Months after the novel coronavirus appeared on the world stage, the deadly disease is still prompting medical mysteries, and doctors have identified another odd potential symptom: skin problems.
A growing number of prominent dermatologists treating suspected and confirmed coronavirus-positive patients are reporting patterns and trends of skin conditions, suggesting the skin could be a kind of window about what may be happening with COVID-19 inside the body.
Italian doctors published a series of cases signaling a trend about the skin in late March. In that study, one in five patients had a skin issue, most commonly a red rash or a hive-like eruption.
Dubbed “COVID toes” by the dermatology community, frostbite-like areas of typically red or purple discoloration can appear on the feet can also be seen on the fingers as well, according to Dr. Misha Rosenbach, associate professor of Dermatology at the Hospital of the University of Pennsylvania. But the discoloration doesn't appear to have anything to do with the weather.
“What we are seeing tends to be in response to the cold, but we’re seeing it in the middle of spring,” Dr. Amy Paller, chair of dermatology at Northwestern University told ABC News. “And it’s happening in such numbers as is COVID that we have to think there’s a connection.”
Rosenbach said these findings so far have been reported to be seen more in kids and young adults, which is a population that can be asymptomatic or have mild symptoms more frequently than older individuals, though more cases would have to be examined to determine which population is affected by this condition.
There have also been reported cases of skin conditions such as measles-like rashes or hives associated with COVID-19. But, complicating matters, these kinds of rashes are also commonly seen with reactions to medications or in other viral infections.
Rosenbach said because these are indeed common rashes, “there doesn’t seem to be a helpful pattern," meaning it’s harder for doctors to tell whether coronavirus or a more mundane issue is to blame.
Symptoms more commonly associated with coronavirus include fevers, upper respiratory problems like coughing, and fatigue. But more unusual symptoms have been seen in some cases, such as a lost of taste, kidney issues and blood clotting. Experts suggested the blood clotting could be related to the skin issues.
Besides “COVID toes," Rosenbach says dermatologists should be paying attention to a particular skin pattern called livedo reticularis, seen in some hospitalized COVID-19 patients. This appears as a purplish net-like discoloration of the skin and it is often a result of blood clotting abnormalities.
Dr. Joanna Harp, a dermatologist at Weill Cornell Medicine who is on the front lines seeing critically ill coronavirus patients, has seen patients develop such skin conditions, including a pattern of lacy, dusky rashes, some with death of skin cells, on the arms, legs, and buttocks, which are associated with a heightened clotting tendency that some people with COVID-19 develop.

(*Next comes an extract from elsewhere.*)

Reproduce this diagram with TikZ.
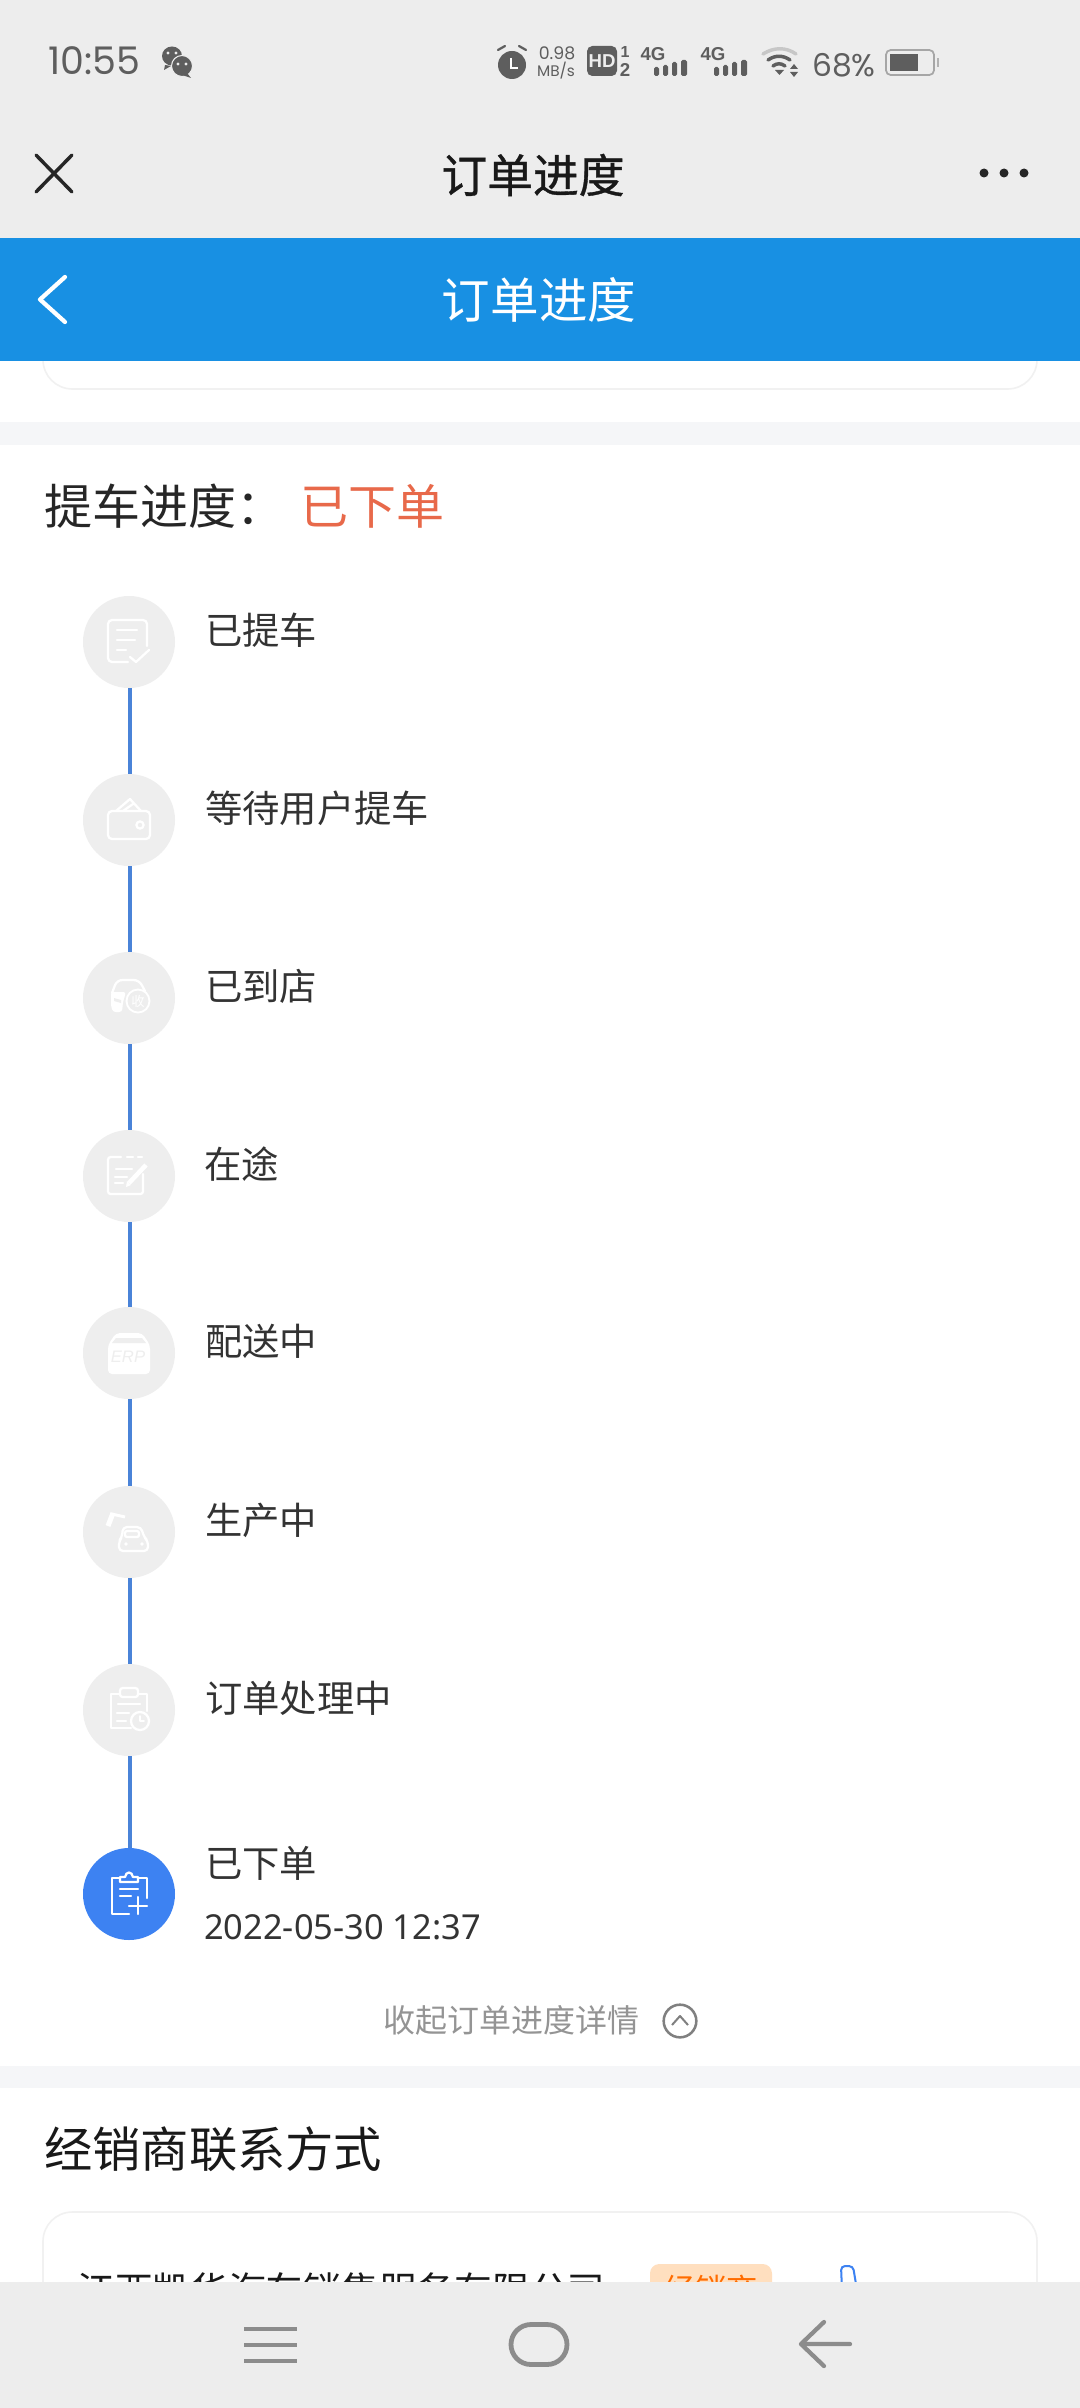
\documentclass[tikz,border=0pt]{standalone}
\usepackage{fontspec}
\setmainfont{Noto Sans CJK SC}
\newfontfamily\cjkmed[FakeBold=0.8]{Noto Sans CJK SC}
\newfontfamily\pop{Poppins}
\newfontfamily\dateface{Noto Sans}
\newfontfamily\liber{Liberation Sans}
\definecolor{barg}{HTML}{EDEDED}
\definecolor{blueh}{HTML}{1890E3}
\definecolor{band}{HTML}{F5F6F8}
\definecolor{circg}{HTML}{EEEEEE}
\definecolor{timeline}{HTML}{4A83D8}
\definecolor{activeb}{HTML}{3D82F2}
\definecolor{labelc}{HTML}{333333}
\definecolor{orangec}{HTML}{E8694A}
\definecolor{stat}{HTML}{5E5E5E}
\definecolor{navg}{HTML}{8C8C8C}
\definecolor{cardline}{HTML}{F1F1F1}
\tikzset{
  x=0.75pt,y=-0.75pt,
  statusdot/.style={circle,inner sep=0pt,minimum size=69pt,fill=circg},
  activedot/.style={statusdot,fill=activeb},
  linkline/.style={draw=timeline,line width=2.4pt},
  rowlabel/.style={anchor=west,inner sep=0pt,text=labelc,font=\fontsize{28}{30}\selectfont},
  ic/.style={draw=white,line width=1.7pt,line join=round,line cap=round,fill=none},
  icf/.style={fill=white,draw=none},
  stt/.style={inner sep=0pt,text=stat},
  card/.style={draw=cardline,line width=1.2pt,fill=white,rounded corners=22pt},
  navline/.style={draw=navg,line width=3.2pt},
}
\begin{document}
\begin{tikzpicture}
\useasboundingbox (0,0) rectangle (1080,2408);
\fill[white] (0,0) rectangle (1080,2408);
% bands
\fill[band] (0,422) rectangle (1080,445);
\fill[band] (0,2066) rectangle (1080,2088);
% upper card remnant
\draw[card] (43,300) rectangle (1037,389);
% top bars
\fill[barg] (0,0) rectangle (1080,238);
\fill[blueh] (0,238) rectangle (1080,361);
% status bar
\node[stt,anchor=west,font=\pop\fontsize{28.5}{30}\selectfont] (clock) at (48,61) {10:55};
\fill[stat] (172,56) ellipse[x radius=10,y radius=9.5];
\fill[stat] (165,65)--(164,70)--(171,66)--cycle;
\draw[barg,fill=stat,line width=0.8pt] (182,66) circle[radius=10.5];
\fill[stat] (187,73)--(191,78)--(182,75)--cycle;
\fill[barg] (168,53) circle[radius=1.6] (176,53) circle[radius=1.6] (178,64) circle[radius=1.6] (186,64) circle[radius=1.6];
\fill[stat] (512,65) circle[radius=14];
\draw[stat,line width=1.7pt,line cap=round] (498,50)--(505,46) (526,50)--(519,46);
\draw[white,line width=1.6pt] (511,58)--(511,68)--(518,68);
\node[stt,font=\pop\fontsize{13}{14}\selectfont] (speedval) at (557,53) {0.98};
\node[stt,font=\pop\fontsize{11.5}{12}\selectfont] (speedunit) at (556,71) {MB/s};
\fill[stat,rounded corners=4pt] (587,46) rectangle (617,76);
\node[inner sep=0pt,text=barg,font=\liber\bfseries\fontsize{14}{14}\selectfont] (hd) at (602,61) {HD};
\node[stt,font=\liber\bfseries\fontsize{12}{12}\selectfont] (simone) at (625,52) {1};
\node[stt,font=\liber\bfseries\fontsize{14}{14}\selectfont] (simtwo) at (625,70) {2};
\foreach \ox/\nm in {0/fourga,60/fourgb}{
  \node[stt,font=\liber\bfseries\fontsize{14}{14}\selectfont] (\nm) at (653+\ox,54) {4G};
  \fill[stat,rounded corners=1.2pt] (654+\ox,67) rectangle (659+\ox,76);
  \fill[stat,rounded corners=1.2pt] (663+\ox,65) rectangle (668+\ox,76);
  \fill[stat,rounded corners=1.2pt] (672+\ox,62) rectangle (677+\ox,76);
  \fill[stat,rounded corners=1.2pt] (681+\ox,60) rectangle (687+\ox,76);
}
\draw[line width=2.6pt,draw=black!22,line cap=round] (763,54) .. controls (774,47) and (786,47) .. (796,54);
\draw[line width=2.6pt,draw=stat,line cap=round] (768,60) .. controls (775,55) and (783,55) .. (790,60);
\draw[line width=2.6pt,draw=stat,line cap=round] (773,66) .. controls (777,63) and (781,63) .. (785,66);
\fill[stat] (775,70)--(784,70)--(779.5,75)--cycle;
\fill[stat] (794,64)--(798,69)--(790,69)--cycle (794,77)--(798,72)--(790,72)--cycle;
\node[stt,anchor=west,font=\pop\fontsize{23.5}{26}\selectfont] (battext) at (812,65) {68\%};
\draw[draw=black!35,line width=1.3pt,rounded corners=3.5pt] (886,50) rectangle (934,75);
\fill[stat] (890,54) rectangle (918,71);
\fill[black!30] (937,58) rectangle (939,67);
% title bars
\draw[draw=black!85,line width=2.6pt,line cap=round] (36,155)--(72,192) (72,155)--(36,192);
\node[inner sep=0pt,text=black!90,font=\cjkmed\fontsize{34.3}{36}\selectfont] (wintitle) at (533,175) {订单进度};
\fill[black!85] (984,173) circle[radius=4.5] (1004,173) circle[radius=4.5] (1024,173) circle[radius=4.5];
\draw[white,line width=3.2pt,line cap=round,line join=round] (65,277)--(40,299.5)--(65,322);
\node[inner sep=0pt,text=white,font=\fontsize{36.4}{38}\selectfont] (pagetitle) at (539,300) {订单进度};
% heading
\node[anchor=west,inner sep=0pt,text=black!85,font=\fontsize{36}{38}\selectfont] (headk) at (44,506) {提车进度：};
\node[anchor=west,inner sep=0pt,text=orangec,font=\fontsize{36}{38}\selectfont] (headv) at (300,506) {已下单};
% timeline
\node[statusdot] (c1) at (129,642) {};
\node[statusdot] (c2) at (129,820) {};
\node[statusdot] (c3) at (129,998) {};
\node[statusdot] (c4) at (129,1176) {};
\node[statusdot] (c5) at (129,1353) {};
\node[statusdot] (c6) at (129,1532) {};
\node[statusdot] (c7) at (129,1710) {};
\node[activedot] (c8) at (129,1894) {};
\begin{scope}[transform canvas={xshift=0.75pt}]
\foreach \a/\b in {c1/c2,c2/c3,c3/c4,c4/c5,c5/c6,c6/c7,c7/c8}{\draw[linkline] (\a) -- (\b);}
\end{scope}
\node[rowlabel] (t1) at (205,630) {已提车};
\node[rowlabel] (t2) at (205,808) {等待用户提车};
\node[rowlabel] (t3) at (205,986) {已到店};
\node[rowlabel] (t4) at (204,1164) {在途};
\node[rowlabel] (t5) at (205,1341) {配送中};
\node[rowlabel] (t6) at (205,1520) {生产中};
\node[rowlabel] (t7) at (205,1698) {订单处理中};
\node[rowlabel] (t8) at (205,1863) {已下单};
\node[anchor=west,inner sep=0pt,text=labelc,font=\dateface\fontsize{25.8}{28}\selectfont] (tdate) at (204,1927) {2022-05-30 12:37};
% icons
\begin{scope}[shift={(c1.center)}]
  \draw[ic,rounded corners=3pt] (-1,20)--(-21,20)--(-21,-22)--(18,-22)--(18,4);
  \draw[ic] (-12,-12)--(8,-12) (-12,-2)--(6,-2) (-12,8)--(-3,8);
  \draw[ic] (1,15)--(7,20)--(20,8);
\end{scope}
\begin{scope}[shift={(c2.center)}]
  \draw[ic,rounded corners=3pt] (-21,-9) rectangle (21,19);
  \draw[ic] (-13,-9)--(1,-21)--(12,-9) (-6,-9)--(4,-16);
  \draw[ic] (11,5) circle[radius=3.6];
\end{scope}
\begin{scope}[shift={(c3.center)}]
  \draw[ic,rounded corners=4pt] (-17,-5)--(-12,-18)--(10,-18)--(16,-7);
  \fill[icf,rounded corners=2pt] (-18,-6)--(-3,-6)--(-6,4)--(-7,14)--(-16,14)--(-18,8)--cycle;
  \fill[circg] (-15,0)--(-8,2)--(-8,5)--(-15,3)--cycle;
  \draw[ic,line width=1.4pt,fill=circg] (9,3) circle[radius=11.5];
  \node[inner sep=0pt,text=white,font=\fontsize{10}{10}\selectfont] (shouicon) at (9,3) {收};
\end{scope}
\begin{scope}[shift={(c4.center)}]
  \draw[ic,rounded corners=2pt] (-8,-19)--(-21,-19)--(-21,18)--(14,18)--(14,-2);
  \draw[ic] (-2,-19)--(4,-19) (9,-19)--(13,-19);
  \draw[ic] (-13,-7)--(3,-7) (-14,1)--(-2,1) (-14,7)--(-6,7);
  \draw[white,line width=3.4pt] (0,7)--(17,-11);
  \fill[white] (-3,11)--(-2,5)--(2,9)--cycle;
\end{scope}
\begin{scope}[shift={(c5.center)}]
  \fill[icf,rounded corners=3pt] (-13,-20)--(13,-20)--(21,-8)--(21,21)--(-21,21)--(-21,-8)--cycle;
  \fill[circg] (-13,-15)--(13,-15)--(17,-10)--(-17,-10)--cycle;
  \node[inner sep=0pt,text=circg,font=\liber\itshape\fontsize{12.5}{13}\selectfont] (erpicon) at (-1,4) {ERP};
\end{scope}
\begin{scope}[shift={(c6.center)}]
  \draw[white,line width=3.8pt] (-21,-6)--(-16,-19);
  \draw[white,line width=2.2pt] (-17,-18)--(-4,-15);
  \draw[ic,rounded corners=3pt] (-6,-5)--(12,-5)--(15,5)--(19,9)--(19,19)--(-10,19)--(-10,9)--(-7,5)--cycle;
  \draw[ic,rounded corners=1.5pt] (-4,-1) rectangle (10,5);
  \fill[white] (-3,12) circle[radius=1.9] (13,12) circle[radius=1.9];
\end{scope}
\begin{scope}[shift={(c7.center)}]
  \draw[ic] (2,18)--(-18,18)--(-18,-16)--(18,-16)--(18,1);
  \draw[ic,rounded corners=2pt,fill=circg] (-9,-22) rectangle (9,-13);
  \draw[ic] (-11,-6)--(11,-6) (-12,3)--(0,3) (-12,11)--(-3,11);
  \draw[ic] (11,11) circle[radius=9];
  \draw[ic,line width=1.2pt] (11,6)--(11,11)--(15,11);
\end{scope}
\begin{scope}[shift={(c8.center)}]
  \draw[ic] (0,20)--(-17,20)--(-17,-16)--(18,-16)--(18,4);
  \draw[ic,fill=activeb] (-9,-12)--(-9,-17)--(-4,-17) .. controls (-3,-23) and (3,-23) .. (4,-17)--(9,-17)--(9,-12)--cycle;
  \draw[ic] (-9,-5)--(9,-5) (-9,2)--(2,2);
  \draw[ic] (9,3)--(9,20) (0,12)--(18,12);
\end{scope}
% collapse link
\node[inner sep=0pt,text=black!42,font=\fontsize{24}{26}\selectfont] (collapse) at (511,2020) {收起订单进度详情};
\node[circle,draw=black!50,line width=1.9pt,minimum size=24.5pt,inner sep=0pt] (collapseic) at (680,2021) {};
\draw[black!50,line width=1.5pt,line join=round] ([shift={(-8,4)}]collapseic.center)--([shift={(0,-5)}]collapseic.center)--([shift={(8,4)}]collapseic.center);
% dealers
\node[anchor=west,inner sep=0pt,text=black!90,font=\fontsize{36.2}{38}\selectfont] (dealerh) at (44,2149) {经销商联系方式};
\draw[card] (43,2212) rectangle (1037,2400);
\node[anchor=west,inner sep=0pt,text=black!90,font=\fontsize{28.3}{30}\selectfont] (dealern) at (77,2290) {江西凯华汽车销售服务有限公司};
\node[fill=orange!25,rounded corners=7pt,inner sep=0pt,minimum width=91.5pt,minimum height=39pt,text=orange!85!red,font=\fontsize{23.5}{25}\selectfont] (tag) at (711,2290) {经销商};
\draw[draw=activeb,line width=1.5pt,rounded corners=3pt] (841,2266)--(853,2266)--(857,2290)--(842,2290)--cycle;
% bottom nav
\fill[barg] (0,2282) rectangle (1080,2408);
\draw[navline] (244,2329)--(297,2329) (244,2345)--(297,2345) (244,2361)--(297,2361);
\node[draw=navg,line width=3.6pt,rounded corners=15pt,minimum width=42pt,minimum height=30pt,inner sep=0pt] (navhome) at (539,2344.5) {};
\draw[navline,line cap=round,line join=round] (824,2322)--(801,2344)--(824,2366) (801,2344)--(850,2344);
\end{tikzpicture}
\end{document}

“It is not yet known what causes the clotting tendency in these patients but there is some suggestion that the virus may over-stimulate the immune system in certain patients,” Harp said. “And this overzealous immune response could somehow trigger a downstream clotting tendency."
Last week, to help further define COVID-19 skin findings, the American Academy of Dermatology COVID-19 task force announced an online registry for health care providers around the world to report suspected COVID-19 skin findings.
Dr. Esther Freeman, a dermatologist at Massachusetts General Hospital and a member of the COVID-19 task force which started collecting skin condition cases associated with the coronavirus, said so far about 130 cases have been submitted to the registry.
But one of the biggest challenges for dermatologists is confirming an association between COVID-19 and skin findings is the lack of widespread coronavirus testing.
To know whether the skin signs are part of the active phase of the disease or a late sign, dermatologists believe testing patients with frostbite-like skin lesions is crucial in linking it to the disease.
“It's very hard now when we're short in the field of testing and to get people who are having this but nothing else-- they don’t meet the criteria for COVID-19 testing to be COVID-tested,” Paller said.